On se demandait si le président Sarkozy aborderait le sujet qui fait polémique depuis une semaine. Il l'a fait: "Je veux le dire solennellement, la burqa ne sera pas la bienvenue en France. Nous ne pouvons pas accepter dans notre pays des femmes prisonnières derrière un grillage, coupées de toute vie sociale, privées de toute identité."

Marginal, mais peut-être en plein essor, le port de la burqa (et du niqab, autre voile intégral), dans des banlieues à forte population immigrée, suscite ces jours-ci une forte opposition en France.

Une soixantaine de députés ont demandé la tenue d'un débat parlementaire sur son interdiction pure et simple.
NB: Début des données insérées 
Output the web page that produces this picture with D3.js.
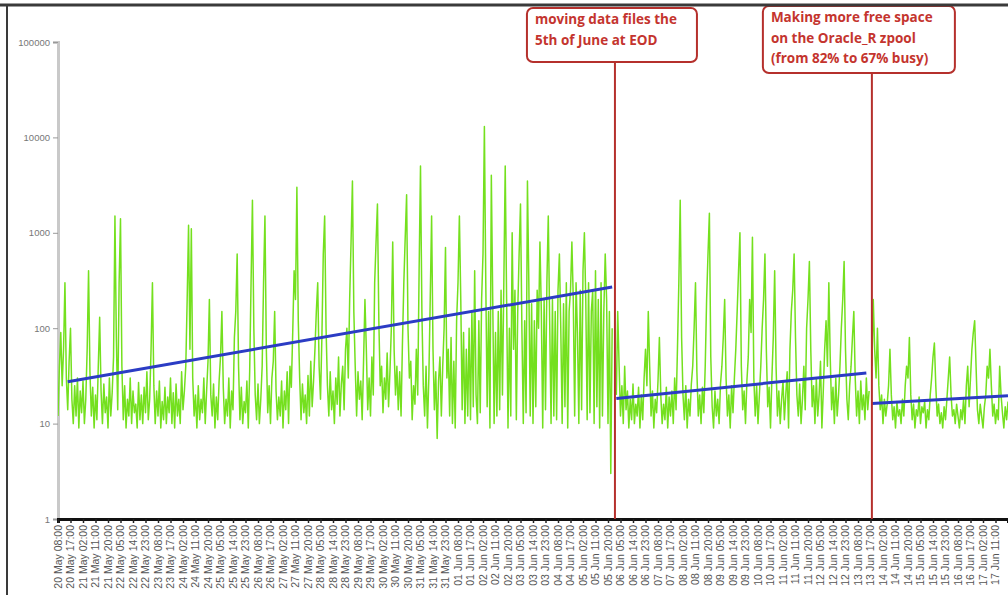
<!DOCTYPE html>
<html>
<head>
<meta charset="utf-8">
<script src="https://cdn.jsdelivr.net/npm/d3@7"></script>
<style>
  body { margin: 0; background: #fff; }
  #chart svg { display: block; }
</style>
</head>
<body>
<div id="chart"></div>
<script>
// values, one point every hour
const seg1Start = new Date(2013, 4, 20, 8);
const seg1Values = [
  12, 40, 90, 25, 60, 300, 30, 14, 45, 100, 18, 10, 25, 12, 30, 9, 22, 13, 28, 10,
  18, 60, 400, 35, 12, 24, 9, 20, 11, 40, 130, 22, 10, 26, 13, 19, 9, 30, 12, 21,
  50, 1500, 80, 14, 300, 1400, 40, 11, 25, 9, 18, 12, 30, 10, 22, 13, 16, 9, 27, 11,
  20, 10, 24, 13, 35, 11, 18, 60, 300, 25, 10, 22, 12, 28, 9, 17, 11, 24, 10, 19,
  13, 30, 10, 21, 9, 26, 12, 18, 10, 35, 14, 22, 40, 200, 1200, 60, 1100, 30, 12, 20,
  9, 25, 11, 18, 13, 30, 10, 22, 45, 200, 20, 12, 26, 9, 19, 11, 28, 50, 150, 24,
  10, 18, 12, 30, 9, 22, 14, 80, 150, 600, 40, 11, 24, 10, 17, 13, 28, 9, 35, 300,
  2200, 100, 20, 11, 26, 10, 18, 40, 300, 1500, 60, 13, 25, 10, 30, 45, 150, 22, 11, 19,
  12, 28, 9, 22, 14, 35, 10, 40, 24, 90, 400, 200, 3000, 120, 30, 11, 26, 13, 20, 10,
  32, 12, 45, 15, 28, 60, 150, 300, 40, 18, 80, 600, 1500, 100, 25, 12, 35, 14, 22, 10,
  30, 16, 50, 12, 26, 40, 14, 60, 100, 30, 200, 800, 3500, 150, 40, 12, 35, 18, 28, 11,
  45, 200, 60, 14, 30, 12, 50, 20, 300, 800, 2000, 120, 25, 40, 13, 30, 18, 55, 15, 35,
  100, 800, 60, 20, 40, 14, 35, 12, 70, 300, 900, 2500, 100, 30, 45, 11, 25, 16, 60, 20,
  400, 5000, 150, 25, 12, 40, 9, 30, 200, 1500, 60, 14, 35, 7, 28, 50, 12, 40, 100, 700,
  30, 60, 12, 80, 10, 45, 9, 120, 300, 1500, 200, 14, 90, 10, 60, 12, 100, 11, 150, 15,
  400, 20, 10, 120, 13, 200, 600, 13000, 300, 15, 150, 9, 4000, 200, 10, 90, 12, 150, 14, 250,
  20, 300, 5000, 200, 9, 100, 12, 1000, 60, 250, 11, 150, 600, 2000, 100, 10, 120, 13, 3500, 300,
  12, 180, 10, 120, 15, 250, 100, 800, 150, 9, 200, 14, 300, 1500, 120, 10, 200, 12, 150, 11,
  250, 600, 100, 10, 180, 15, 300, 9, 150, 250, 800, 200, 12, 300, 90, 10, 250, 14, 400, 1000,
  200, 11, 300, 13, 150, 250, 10, 400, 15, 200, 9, 300, 12, 150, 600, 200, 10, 150, 3, 100
];

const seg2Start = new Date(2013, 5, 6, 2);
const seg2Values = [
  20, 150, 40, 12, 25, 10, 40, 14, 22, 9, 18, 11, 26, 10, 16, 12, 24, 9, 20, 11,
  30, 60, 25, 150, 40, 12, 22, 9, 18, 13, 28, 80, 20, 10, 16, 11, 24, 9, 19, 12,
  22, 10, 30, 14, 60, 300, 2200, 80, 20, 11, 25, 9, 18, 12, 26, 40, 100, 300, 35, 12,
  20, 10, 24, 13, 40, 200, 600, 1600, 50, 15, 9, 22, 12, 18, 10, 26, 40, 80, 200, 30,
  12, 20, 9, 25, 13, 30, 60, 150, 400, 1000, 40, 14, 22, 10, 28, 50, 200, 90, 900, 30,
  12, 25, 10, 20, 40, 100, 200, 600, 60, 15, 24, 9, 30, 80, 400, 40, 12, 22, 10, 18,
  28, 11, 20, 35, 9, 60, 150, 250, 600, 80, 20, 12, 26, 10, 18, 40, 14, 100, 200, 500,
  60, 15, 25, 10, 30, 12, 20, 45, 9, 22, 60, 120, 40, 300, 50, 14, 24, 10, 30, 12,
  20, 40, 100, 200, 500, 60, 18, 11, 25, 40, 80, 150, 30, 12, 22, 10, 28, 14, 20, 11,
  30, 14, 22
];

const seg3Start = new Date(2013, 5, 13, 18);
const seg3Values = [
  40, 200, 60, 30, 100, 25, 14, 20, 10, 18, 12, 16, 25, 60, 20, 11, 15, 9, 17, 12,
  14, 10, 18, 12, 25, 40, 30, 80, 20, 11, 16, 9, 14, 12, 19, 10, 15, 13, 17, 9,
  14, 11, 20, 30, 50, 70, 25, 12, 16, 10, 13, 9, 15, 11, 18, 30, 50, 20, 12, 14,
  10, 16, 12, 9, 14, 11, 18, 10, 25, 40, 15, 30, 60, 90, 120, 40, 14, 10, 16, 12,
  9, 15, 20, 40, 30, 60, 25, 12, 16, 10, 14, 11, 40, 20, 13, 9, 15, 11, 17
];

// trend lines: [start, end] as [date, value]
const trend1 = [[new Date(2013, 4, 20, 15), 27.5], [new Date(2013, 5, 5, 23), 270]];
const trend2 = [[new Date(2013, 5, 6, 2), 18.3], [new Date(2013, 5, 13, 14), 34]];
const trend3 = [[new Date(2013, 5, 13, 18), 16.2], [new Date(2013, 5, 17, 20), 19.6]];

const eventDates = [new Date(2013, 5, 6, 1), new Date(2013, 5, 13, 18)];
const eventNotes = [
  ["moving data files the", "5th of June at EOD"],
  ["Making more free space", "on the Oracle_R zpool", "(from 82% to 67% busy)"]
];

const yTicks = [1, 10, 100, 1000, 10000, 100000];
const axisStart = new Date(2013, 4, 20, 8);
const axisEnd = new Date(2013, 5, 17, 20);
const tickStepHours = 9;

const width = 1008, height = 595;
const margin = { left: 58, right: 0, top: 42, bottom: 76 };

const svg = d3.select("#chart").append("svg")
    .attr("width", width)
    .attr("height", height);

const x = d3.scaleTime()
    .domain([axisStart, axisEnd])
    .range([margin.left, width - margin.right]);

const y = d3.scaleLog()
    .domain([1, 100000])
    .range([height - margin.bottom, margin.top]);

// turn a value list into hourly points
function toPoints(start, values) {
    return values.map((v, i) => [d3.timeHour.offset(start, i), v]);
}

const series = [
    toPoints(seg1Start, seg1Values),
    toPoints(seg2Start, seg2Values),
    toPoints(seg3Start, seg3Values)
];

svg.append("clipPath").attr("id", "plot-clip")
    .append("rect")
    .attr("x", margin.left).attr("y", 0)
    .attr("width", width - margin.left).attr("height", height - margin.bottom);

const line = d3.line()
    .x(d => x(d[0]))
    .y(d => y(d[1]));

// y axis
const yAxis = svg.append("g")
    .attr("transform", `translate(${margin.left},0)`)
    .call(d3.axisLeft(y).tickValues(yTicks).tickFormat(d3.format("d")).tickSize(5));
yAxis.select(".domain").attr("stroke", "#c9c9c9").attr("stroke-width", 3);
yAxis.selectAll(".tick line").attr("stroke", "#999");
yAxis.selectAll(".tick text")
    .attr("fill", "#777")
    .attr("font-family", "Liberation Sans, Arial, sans-serif")
    .attr("font-size", 9.5);

// green data
const plot = svg.append("g").attr("clip-path", "url(#plot-clip)");
plot.selectAll("path.data")
    .data(series)
    .join("path")
    .attr("class", "data")
    .attr("d", line)
    .attr("fill", "none")
    .attr("stroke", "#74e01e")
    .attr("stroke-width", 1.5)
    .attr("stroke-linejoin", "round");

// blue trend lines
plot.selectAll("path.trend")
    .data([trend1, trend2, trend3])
    .join("path")
    .attr("class", "trend")
    .attr("d", line)
    .attr("fill", "none")
    .attr("stroke", "#2b3cc4")
    .attr("stroke-width", 3);

// x axis
const xTicks = d3.timeHour.every(1).range(axisStart, axisEnd)
    .filter((d, i) => i % tickStepHours === 0);
const fmt = d3.timeFormat("%d %b %H:%M");
const xAxis = svg.append("g")
    .attr("transform", `translate(0,${height - margin.bottom})`)
    .call(d3.axisBottom(x).tickValues(xTicks).tickFormat(fmt).tickSize(4));
xAxis.select(".domain").attr("stroke", "#111").attr("stroke-width", 3);
xAxis.selectAll(".tick line").attr("stroke", "#222").attr("stroke-width", 1.5);
xAxis.selectAll(".tick text")
    .attr("fill", "#555")
    .attr("font-family", "Liberation Sans, Arial, sans-serif")
    .attr("font-size", 10.5)
    .attr("text-anchor", "end")
    .attr("transform", "rotate(-90)")
    .attr("x", -6)
    .attr("y", 0)
    .attr("dy", "0.32em");

// red event lines with note boxes
const boxes = [
    { dx: -88, w: 170, top: 8, h: 54 },
    { dx: -109, w: 192, top: 6, h: 67 }
];
const red = "#b5302c";
eventDates.forEach((d, i) => {
    const ex = x(d), b = boxes[i];
    svg.append("line")
        .attr("x1", ex).attr("x2", ex)
        .attr("y1", b.top + b.h).attr("y2", y(1))
        .attr("stroke", red).attr("stroke-width", 2);
    svg.append("rect")
        .attr("x", ex + b.dx).attr("y", b.top)
        .attr("width", b.w).attr("height", b.h)
        .attr("rx", 6)
        .attr("fill", "#fff")
        .attr("stroke", red).attr("stroke-width", 2);
    svg.append("text")
        .attr("fill", "#c4342e")
        .attr("font-family", "Open Sans, Liberation Sans, sans-serif")
        .attr("font-weight", "bold")
        .attr("font-size", 13.5)
        .selectAll("tspan")
        .data(eventNotes[i])
        .join("tspan")
        .attr("x", ex + b.dx + 8)
        .attr("y", (t, j) => b.top + 16 + j * 20.5)
        .text(t => t);
});

// screenshot frame edges
svg.append("line").attr("x1", 0).attr("x2", width).attr("y1", 5).attr("y2", 5)
    .attr("stroke", "#3a3a3a").attr("stroke-width", 3);
svg.append("line").attr("x1", 7).attr("x2", 7).attr("y1", 5).attr("y2", height)
    .attr("stroke", "#3a3a3a").attr("stroke-width", 2);
</script>
</body>
</html>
Sarkozy est donc allé dans leur sens au nom de la "laïcité".

Une première depuis un siècle

Le décor monarchique et solennel du château de Versailles, où Nicolas Sarkozy était, hier, le premier président de la République à s'adresser à l'ensemble des parlementaires depuis un siècle et demi, était-il le lieu adéquat pour traiter de questions aussi particulières?

Mais Nicolas Sarkozy, qui avait fait récemment modifier la Constitution pour permettre au chef de l'État de s'adresser au Parlement et au Sénat, n'avait pas l'intention de faire de ce premier "discours sur l'état de l'Union", version française, une simple cérémonie protocolaire.
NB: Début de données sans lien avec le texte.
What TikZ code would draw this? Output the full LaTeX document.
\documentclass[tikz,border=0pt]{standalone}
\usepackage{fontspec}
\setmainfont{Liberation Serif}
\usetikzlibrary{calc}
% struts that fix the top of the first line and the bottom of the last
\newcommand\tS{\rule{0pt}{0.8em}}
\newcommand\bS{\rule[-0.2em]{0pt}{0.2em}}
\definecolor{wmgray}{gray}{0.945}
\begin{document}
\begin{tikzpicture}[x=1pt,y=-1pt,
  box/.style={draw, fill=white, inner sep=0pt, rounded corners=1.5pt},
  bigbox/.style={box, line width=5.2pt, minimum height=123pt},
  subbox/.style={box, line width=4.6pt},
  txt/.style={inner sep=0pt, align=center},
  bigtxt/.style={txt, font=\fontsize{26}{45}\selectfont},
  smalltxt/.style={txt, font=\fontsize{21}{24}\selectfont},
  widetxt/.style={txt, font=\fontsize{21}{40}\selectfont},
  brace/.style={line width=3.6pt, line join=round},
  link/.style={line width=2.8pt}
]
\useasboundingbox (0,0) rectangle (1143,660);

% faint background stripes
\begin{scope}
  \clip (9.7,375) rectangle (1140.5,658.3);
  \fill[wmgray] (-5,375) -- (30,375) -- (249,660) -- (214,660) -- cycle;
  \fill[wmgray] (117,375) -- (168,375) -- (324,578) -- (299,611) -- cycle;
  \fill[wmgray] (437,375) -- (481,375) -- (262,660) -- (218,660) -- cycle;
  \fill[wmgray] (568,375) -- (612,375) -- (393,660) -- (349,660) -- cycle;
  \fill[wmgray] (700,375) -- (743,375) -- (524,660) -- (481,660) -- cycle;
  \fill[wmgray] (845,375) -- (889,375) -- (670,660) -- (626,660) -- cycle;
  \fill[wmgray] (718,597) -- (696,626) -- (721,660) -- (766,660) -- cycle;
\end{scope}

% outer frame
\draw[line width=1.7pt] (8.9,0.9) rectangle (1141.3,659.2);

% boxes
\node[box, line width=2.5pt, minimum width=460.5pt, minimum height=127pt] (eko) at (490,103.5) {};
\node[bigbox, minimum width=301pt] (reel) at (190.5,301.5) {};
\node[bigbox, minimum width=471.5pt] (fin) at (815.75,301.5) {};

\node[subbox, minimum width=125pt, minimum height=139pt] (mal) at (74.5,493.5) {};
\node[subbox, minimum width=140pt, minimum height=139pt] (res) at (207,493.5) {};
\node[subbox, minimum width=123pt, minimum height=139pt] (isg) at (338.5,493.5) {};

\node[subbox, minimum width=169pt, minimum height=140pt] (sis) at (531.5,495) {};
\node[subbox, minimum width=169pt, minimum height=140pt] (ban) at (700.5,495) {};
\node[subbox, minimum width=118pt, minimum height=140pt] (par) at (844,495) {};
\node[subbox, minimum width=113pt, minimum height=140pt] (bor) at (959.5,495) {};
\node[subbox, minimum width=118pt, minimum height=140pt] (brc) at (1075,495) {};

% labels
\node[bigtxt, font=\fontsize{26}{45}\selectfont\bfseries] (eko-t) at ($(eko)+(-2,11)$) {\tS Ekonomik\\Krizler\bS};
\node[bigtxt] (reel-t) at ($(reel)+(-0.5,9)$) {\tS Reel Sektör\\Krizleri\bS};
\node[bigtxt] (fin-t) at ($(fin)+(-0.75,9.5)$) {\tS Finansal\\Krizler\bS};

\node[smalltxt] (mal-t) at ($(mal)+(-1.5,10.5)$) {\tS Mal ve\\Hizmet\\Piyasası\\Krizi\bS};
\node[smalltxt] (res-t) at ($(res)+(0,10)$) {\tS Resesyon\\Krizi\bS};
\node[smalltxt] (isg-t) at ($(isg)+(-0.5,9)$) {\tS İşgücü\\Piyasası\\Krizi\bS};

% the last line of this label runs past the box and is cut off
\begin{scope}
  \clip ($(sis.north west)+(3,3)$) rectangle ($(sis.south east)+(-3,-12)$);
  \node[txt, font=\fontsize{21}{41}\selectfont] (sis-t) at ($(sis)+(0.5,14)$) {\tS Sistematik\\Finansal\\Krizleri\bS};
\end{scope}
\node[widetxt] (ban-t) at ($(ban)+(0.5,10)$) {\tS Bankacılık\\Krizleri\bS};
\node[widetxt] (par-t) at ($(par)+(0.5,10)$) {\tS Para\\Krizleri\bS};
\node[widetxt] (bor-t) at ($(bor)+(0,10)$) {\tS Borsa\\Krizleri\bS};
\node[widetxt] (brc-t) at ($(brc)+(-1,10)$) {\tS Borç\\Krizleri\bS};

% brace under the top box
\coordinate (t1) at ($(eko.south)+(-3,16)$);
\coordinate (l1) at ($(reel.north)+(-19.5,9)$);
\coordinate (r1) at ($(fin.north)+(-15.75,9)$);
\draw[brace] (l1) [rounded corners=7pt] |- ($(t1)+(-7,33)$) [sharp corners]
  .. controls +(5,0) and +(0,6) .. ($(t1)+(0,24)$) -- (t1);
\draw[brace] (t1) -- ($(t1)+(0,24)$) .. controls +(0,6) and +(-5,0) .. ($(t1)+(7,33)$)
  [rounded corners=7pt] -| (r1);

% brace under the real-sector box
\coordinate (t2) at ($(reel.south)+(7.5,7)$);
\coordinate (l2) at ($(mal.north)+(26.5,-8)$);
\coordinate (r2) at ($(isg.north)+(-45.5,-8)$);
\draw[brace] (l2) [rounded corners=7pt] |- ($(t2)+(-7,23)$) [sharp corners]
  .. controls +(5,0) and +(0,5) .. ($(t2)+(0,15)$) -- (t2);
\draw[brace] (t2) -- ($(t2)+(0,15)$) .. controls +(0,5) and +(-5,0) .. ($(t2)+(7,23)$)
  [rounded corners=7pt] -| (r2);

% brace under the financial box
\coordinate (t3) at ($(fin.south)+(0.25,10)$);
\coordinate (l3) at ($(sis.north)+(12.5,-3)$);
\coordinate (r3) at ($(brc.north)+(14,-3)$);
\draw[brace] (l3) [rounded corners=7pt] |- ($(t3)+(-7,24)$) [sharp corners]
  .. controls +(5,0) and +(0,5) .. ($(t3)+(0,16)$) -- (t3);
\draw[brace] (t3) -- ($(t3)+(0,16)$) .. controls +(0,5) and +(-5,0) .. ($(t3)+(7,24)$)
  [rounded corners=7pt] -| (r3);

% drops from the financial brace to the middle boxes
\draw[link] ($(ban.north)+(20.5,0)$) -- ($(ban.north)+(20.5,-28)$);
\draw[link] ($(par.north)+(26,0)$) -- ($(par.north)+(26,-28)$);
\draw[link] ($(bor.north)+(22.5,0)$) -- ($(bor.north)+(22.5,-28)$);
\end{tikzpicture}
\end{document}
"Il s'agit d'abord d'une vaste opération de communication, ironisait hier matin le sénateur socialiste Robert Badinter, d'ailleurs chère puisqu'elle est estimée à 400 000 euros pour une heure de séance."

Du protocole et de lourds symboles, il y en avait pourtant beaucoup dans cet événement. Il est de tradition que le "Congrès" - députés et sénateurs totalisant quelque 930 élus - se réunisse dans la plus grande solennité au château créé par Louis XIV, essentiellement pour voter en une heure sur des amendements à la Constitution.
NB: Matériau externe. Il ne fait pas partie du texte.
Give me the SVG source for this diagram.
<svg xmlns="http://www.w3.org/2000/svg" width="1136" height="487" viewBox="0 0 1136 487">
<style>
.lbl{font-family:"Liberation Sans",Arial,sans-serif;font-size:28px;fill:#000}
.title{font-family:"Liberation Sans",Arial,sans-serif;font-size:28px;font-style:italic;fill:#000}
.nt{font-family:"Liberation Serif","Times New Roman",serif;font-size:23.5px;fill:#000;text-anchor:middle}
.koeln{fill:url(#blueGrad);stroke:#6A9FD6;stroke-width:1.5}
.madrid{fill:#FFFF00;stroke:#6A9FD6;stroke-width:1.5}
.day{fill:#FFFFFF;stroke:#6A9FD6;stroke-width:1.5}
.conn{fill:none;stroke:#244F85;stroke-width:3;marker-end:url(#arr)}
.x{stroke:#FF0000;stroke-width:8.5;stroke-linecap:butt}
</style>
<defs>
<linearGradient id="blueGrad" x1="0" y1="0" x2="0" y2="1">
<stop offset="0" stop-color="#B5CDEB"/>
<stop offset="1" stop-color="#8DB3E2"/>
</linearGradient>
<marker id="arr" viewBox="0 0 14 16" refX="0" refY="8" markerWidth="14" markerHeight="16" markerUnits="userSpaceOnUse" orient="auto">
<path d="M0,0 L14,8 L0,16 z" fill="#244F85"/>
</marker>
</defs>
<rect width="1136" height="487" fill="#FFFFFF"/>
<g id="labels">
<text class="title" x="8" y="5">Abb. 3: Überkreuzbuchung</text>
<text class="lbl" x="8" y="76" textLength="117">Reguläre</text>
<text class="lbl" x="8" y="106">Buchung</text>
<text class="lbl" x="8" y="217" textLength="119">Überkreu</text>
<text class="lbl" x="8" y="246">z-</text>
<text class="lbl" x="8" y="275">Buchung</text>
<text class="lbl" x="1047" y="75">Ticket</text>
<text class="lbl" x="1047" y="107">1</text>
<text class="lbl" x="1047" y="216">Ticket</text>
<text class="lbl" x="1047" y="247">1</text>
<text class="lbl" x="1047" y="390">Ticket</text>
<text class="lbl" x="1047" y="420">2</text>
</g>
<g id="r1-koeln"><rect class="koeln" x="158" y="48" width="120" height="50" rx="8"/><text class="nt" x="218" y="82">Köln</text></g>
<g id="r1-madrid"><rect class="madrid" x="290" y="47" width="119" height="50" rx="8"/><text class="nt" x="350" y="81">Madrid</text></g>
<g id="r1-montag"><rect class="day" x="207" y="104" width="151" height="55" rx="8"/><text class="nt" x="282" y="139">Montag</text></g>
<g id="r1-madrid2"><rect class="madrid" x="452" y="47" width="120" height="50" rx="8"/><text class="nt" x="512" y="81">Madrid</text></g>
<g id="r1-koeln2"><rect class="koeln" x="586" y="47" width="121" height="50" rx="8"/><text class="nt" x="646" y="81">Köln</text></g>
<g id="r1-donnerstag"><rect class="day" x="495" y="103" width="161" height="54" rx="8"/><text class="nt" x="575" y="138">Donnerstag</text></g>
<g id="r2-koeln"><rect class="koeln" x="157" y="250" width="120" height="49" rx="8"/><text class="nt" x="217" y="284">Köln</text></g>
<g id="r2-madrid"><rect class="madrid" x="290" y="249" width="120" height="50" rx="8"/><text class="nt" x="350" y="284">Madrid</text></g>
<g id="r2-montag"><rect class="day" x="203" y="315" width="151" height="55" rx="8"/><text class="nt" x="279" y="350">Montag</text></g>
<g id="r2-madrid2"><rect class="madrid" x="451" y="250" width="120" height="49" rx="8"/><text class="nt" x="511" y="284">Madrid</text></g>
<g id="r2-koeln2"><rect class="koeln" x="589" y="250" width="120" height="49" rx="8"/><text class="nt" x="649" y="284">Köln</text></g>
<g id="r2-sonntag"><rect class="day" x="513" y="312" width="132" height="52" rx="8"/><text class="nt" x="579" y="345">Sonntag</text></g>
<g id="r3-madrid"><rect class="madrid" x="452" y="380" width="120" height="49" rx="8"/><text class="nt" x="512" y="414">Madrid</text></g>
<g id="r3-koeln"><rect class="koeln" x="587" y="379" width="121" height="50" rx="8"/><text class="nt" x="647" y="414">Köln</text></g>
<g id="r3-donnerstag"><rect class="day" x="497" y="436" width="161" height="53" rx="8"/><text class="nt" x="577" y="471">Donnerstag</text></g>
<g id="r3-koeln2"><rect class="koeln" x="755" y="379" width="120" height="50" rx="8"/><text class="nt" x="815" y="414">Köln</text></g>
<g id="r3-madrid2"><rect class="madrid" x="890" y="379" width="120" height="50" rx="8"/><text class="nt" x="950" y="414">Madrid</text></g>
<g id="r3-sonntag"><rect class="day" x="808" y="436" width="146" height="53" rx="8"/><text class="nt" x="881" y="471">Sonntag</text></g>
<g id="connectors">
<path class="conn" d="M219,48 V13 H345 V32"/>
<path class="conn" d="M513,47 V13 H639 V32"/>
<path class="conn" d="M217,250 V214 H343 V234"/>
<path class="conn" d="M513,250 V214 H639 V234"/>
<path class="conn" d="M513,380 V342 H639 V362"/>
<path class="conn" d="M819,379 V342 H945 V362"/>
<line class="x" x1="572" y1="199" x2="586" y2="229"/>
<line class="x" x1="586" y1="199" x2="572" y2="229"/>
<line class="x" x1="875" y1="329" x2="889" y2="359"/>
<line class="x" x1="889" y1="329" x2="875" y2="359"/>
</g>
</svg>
À l'arrivée du président, hier, tous les députés et sénateurs se sont levés, mais seuls les élus de droite ont applaudi. Les élus communistes et les verts, ainsi que quelques socialistes - une cinquantaine au total - avaient décidé de boycotter la séance. Estimant qu'il s'agissait d'une manifestation supplémentaire de la "présidentialisation à outrance du régime".

Habilement dosé

Dans un discours de 45 minutes habilement dosé, le président Sarkozy, comme le dit le politologue Olivier Duhamel, "a alterné les coups à gauche et les coups à droite". Un plaidoyer en faveur de la sécurité et de la répression suivi d'un mea-culpa sur "nos prisons qui sont la honte de la France". La promesse de s'attaquer au problème des retraites, notamment en reportant à 65 ou 67 ans l'âge du départ, mais aussi celle de prendre en compte la "pénibilité du travail".

En somme, un discours de politique générale qui a pour effet de réduire encore un peu plus la portion congrue de pouvoir dont dispose le premier ministre depuis l'élection de Sarkozy. On annonce d'ailleurs que François Fillon n'aura même pas l'occasion de faire ce grand discours programmatique devant le Parlement, comme c'est la coutume après un changement majeur au gouvernement. Mais, plus encore que ses prédécesseurs, Nicolas Sarkozy est un monarque républicain qui non seulement règne, mais gouverne. Hier l' "omniprésident" était sacré à Versailles.